> [What is needed]: Return every record below exactly as written, but leave out the pictures.

> [Record set]:
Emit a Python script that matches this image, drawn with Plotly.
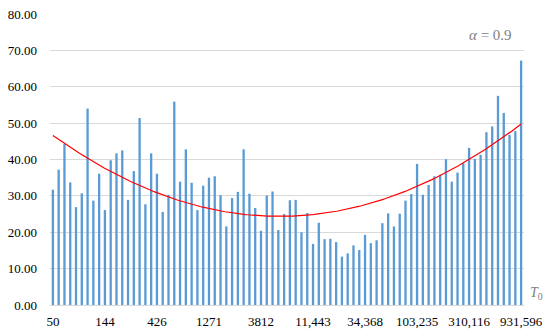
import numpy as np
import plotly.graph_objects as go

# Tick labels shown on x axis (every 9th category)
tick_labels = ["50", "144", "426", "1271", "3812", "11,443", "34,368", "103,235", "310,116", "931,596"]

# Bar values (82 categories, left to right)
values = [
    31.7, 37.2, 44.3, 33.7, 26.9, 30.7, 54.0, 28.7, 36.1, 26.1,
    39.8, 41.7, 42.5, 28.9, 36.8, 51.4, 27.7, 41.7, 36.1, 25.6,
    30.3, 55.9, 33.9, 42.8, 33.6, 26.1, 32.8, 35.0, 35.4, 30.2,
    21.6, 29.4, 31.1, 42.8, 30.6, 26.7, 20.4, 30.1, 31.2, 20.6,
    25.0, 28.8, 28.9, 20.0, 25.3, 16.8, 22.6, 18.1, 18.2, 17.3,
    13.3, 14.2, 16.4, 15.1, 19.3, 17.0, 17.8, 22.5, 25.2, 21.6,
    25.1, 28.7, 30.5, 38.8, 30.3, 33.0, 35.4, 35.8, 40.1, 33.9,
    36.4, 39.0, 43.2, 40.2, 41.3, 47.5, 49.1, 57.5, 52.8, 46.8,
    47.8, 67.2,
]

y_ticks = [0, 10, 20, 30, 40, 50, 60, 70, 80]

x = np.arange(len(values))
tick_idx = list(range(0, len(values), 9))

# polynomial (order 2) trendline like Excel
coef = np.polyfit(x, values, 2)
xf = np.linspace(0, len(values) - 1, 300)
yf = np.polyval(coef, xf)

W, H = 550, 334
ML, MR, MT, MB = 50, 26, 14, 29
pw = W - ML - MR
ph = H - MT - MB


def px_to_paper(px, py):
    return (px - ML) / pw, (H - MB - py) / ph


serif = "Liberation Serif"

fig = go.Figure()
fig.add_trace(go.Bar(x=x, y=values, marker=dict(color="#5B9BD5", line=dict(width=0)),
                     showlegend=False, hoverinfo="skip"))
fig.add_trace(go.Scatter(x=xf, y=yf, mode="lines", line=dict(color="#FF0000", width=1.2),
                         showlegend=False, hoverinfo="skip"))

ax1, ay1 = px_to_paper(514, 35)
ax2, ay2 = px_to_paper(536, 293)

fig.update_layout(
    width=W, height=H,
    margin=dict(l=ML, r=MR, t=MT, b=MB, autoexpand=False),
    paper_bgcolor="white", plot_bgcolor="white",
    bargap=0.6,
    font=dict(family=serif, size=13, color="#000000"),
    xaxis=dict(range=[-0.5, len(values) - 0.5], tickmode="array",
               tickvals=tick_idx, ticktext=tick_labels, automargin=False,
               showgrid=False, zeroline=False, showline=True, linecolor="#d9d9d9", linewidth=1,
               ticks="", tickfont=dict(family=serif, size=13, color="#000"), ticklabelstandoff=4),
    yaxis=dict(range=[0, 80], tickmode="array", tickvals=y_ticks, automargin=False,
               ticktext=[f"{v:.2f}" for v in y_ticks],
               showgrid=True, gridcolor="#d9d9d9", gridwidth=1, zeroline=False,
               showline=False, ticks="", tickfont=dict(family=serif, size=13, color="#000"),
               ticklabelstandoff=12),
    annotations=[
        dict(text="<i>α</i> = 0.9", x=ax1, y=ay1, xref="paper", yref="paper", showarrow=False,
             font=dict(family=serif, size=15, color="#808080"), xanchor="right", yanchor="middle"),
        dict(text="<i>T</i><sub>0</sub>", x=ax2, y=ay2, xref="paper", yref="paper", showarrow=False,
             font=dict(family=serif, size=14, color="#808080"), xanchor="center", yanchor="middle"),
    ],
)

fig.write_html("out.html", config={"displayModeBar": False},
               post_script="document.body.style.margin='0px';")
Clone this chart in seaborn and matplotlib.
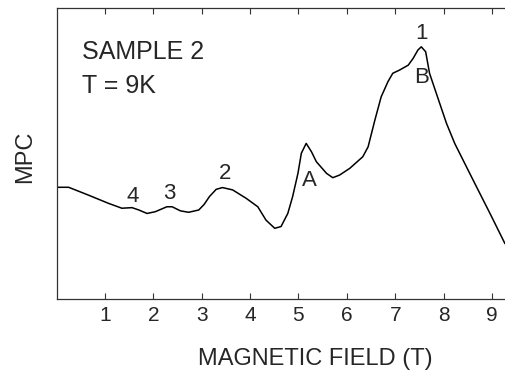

> [Exercise output]:
Emit a Python script that matches this image, drawn with Plotly.
import numpy as np
import plotly.graph_objects as go

# Tick labels shown on x axis (every 9th category)
tick_labels = ["50", "144", "426", "1271", "3812", "11,443", "34,368", "103,235", "310,116", "931,596"]

# Bar values (82 categories, left to right)
values = [
    31.7, 37.2, 44.3, 33.7, 26.9, 30.7, 54.0, 28.7, 36.1, 26.1,
    39.8, 41.7, 42.5, 28.9, 36.8, 51.4, 27.7, 41.7, 36.1, 25.6,
    30.3, 55.9, 33.9, 42.8, 33.6, 26.1, 32.8, 35.0, 35.4, 30.2,
    21.6, 29.4, 31.1, 42.8, 30.6, 26.7, 20.4, 30.1, 31.2, 20.6,
    25.0, 28.8, 28.9, 20.0, 25.3, 16.8, 22.6, 18.1, 18.2, 17.3,
    13.3, 14.2, 16.4, 15.1, 19.3, 17.0, 17.8, 22.5, 25.2, 21.6,
    25.1, 28.7, 30.5, 38.8, 30.3, 33.0, 35.4, 35.8, 40.1, 33.9,
    36.4, 39.0, 43.2, 40.2, 41.3, 47.5, 49.1, 57.5, 52.8, 46.8,
    47.8, 67.2,
]

y_ticks = [0, 10, 20, 30, 40, 50, 60, 70, 80]

x = np.arange(len(values))
tick_idx = list(range(0, len(values), 9))

# polynomial (order 2) trendline like Excel
coef = np.polyfit(x, values, 2)
xf = np.linspace(0, len(values) - 1, 300)
yf = np.polyval(coef, xf)

W, H = 550, 334
ML, MR, MT, MB = 50, 26, 14, 29
pw = W - ML - MR
ph = H - MT - MB


def px_to_paper(px, py):
    return (px - ML) / pw, (H - MB - py) / ph


serif = "Liberation Serif"

fig = go.Figure()
fig.add_trace(go.Bar(x=x, y=values, marker=dict(color="#5B9BD5", line=dict(width=0)),
                     showlegend=False, hoverinfo="skip"))
fig.add_trace(go.Scatter(x=xf, y=yf, mode="lines", line=dict(color="#FF0000", width=1.2),
                         showlegend=False, hoverinfo="skip"))

ax1, ay1 = px_to_paper(514, 35)
ax2, ay2 = px_to_paper(536, 293)

fig.update_layout(
    width=W, height=H,
    margin=dict(l=ML, r=MR, t=MT, b=MB, autoexpand=False),
    paper_bgcolor="white", plot_bgcolor="white",
    bargap=0.6,
    font=dict(family=serif, size=13, color="#000000"),
    xaxis=dict(range=[-0.5, len(values) - 0.5], tickmode="array",
               tickvals=tick_idx, ticktext=tick_labels, automargin=False,
               showgrid=False, zeroline=False, showline=True, linecolor="#d9d9d9", linewidth=1,
               ticks="", tickfont=dict(family=serif, size=13, color="#000"), ticklabelstandoff=4),
    yaxis=dict(range=[0, 80], tickmode="array", tickvals=y_ticks, automargin=False,
               ticktext=[f"{v:.2f}" for v in y_ticks],
               showgrid=True, gridcolor="#d9d9d9", gridwidth=1, zeroline=False,
               showline=False, ticks="", tickfont=dict(family=serif, size=13, color="#000"),
               ticklabelstandoff=12),
    annotations=[
        dict(text="<i>α</i> = 0.9", x=ax1, y=ay1, xref="paper", yref="paper", showarrow=False,
             font=dict(family=serif, size=15, color="#808080"), xanchor="right", yanchor="middle"),
        dict(text="<i>T</i><sub>0</sub>", x=ax2, y=ay2, xref="paper", yref="paper", showarrow=False,
             font=dict(family=serif, size=14, color="#808080"), xanchor="center", yanchor="middle"),
    ],
)

fig.write_html("out.html", config={"displayModeBar": False},
               post_script="document.body.style.margin='0px';")
Clone this chart in seaborn and matplotlib.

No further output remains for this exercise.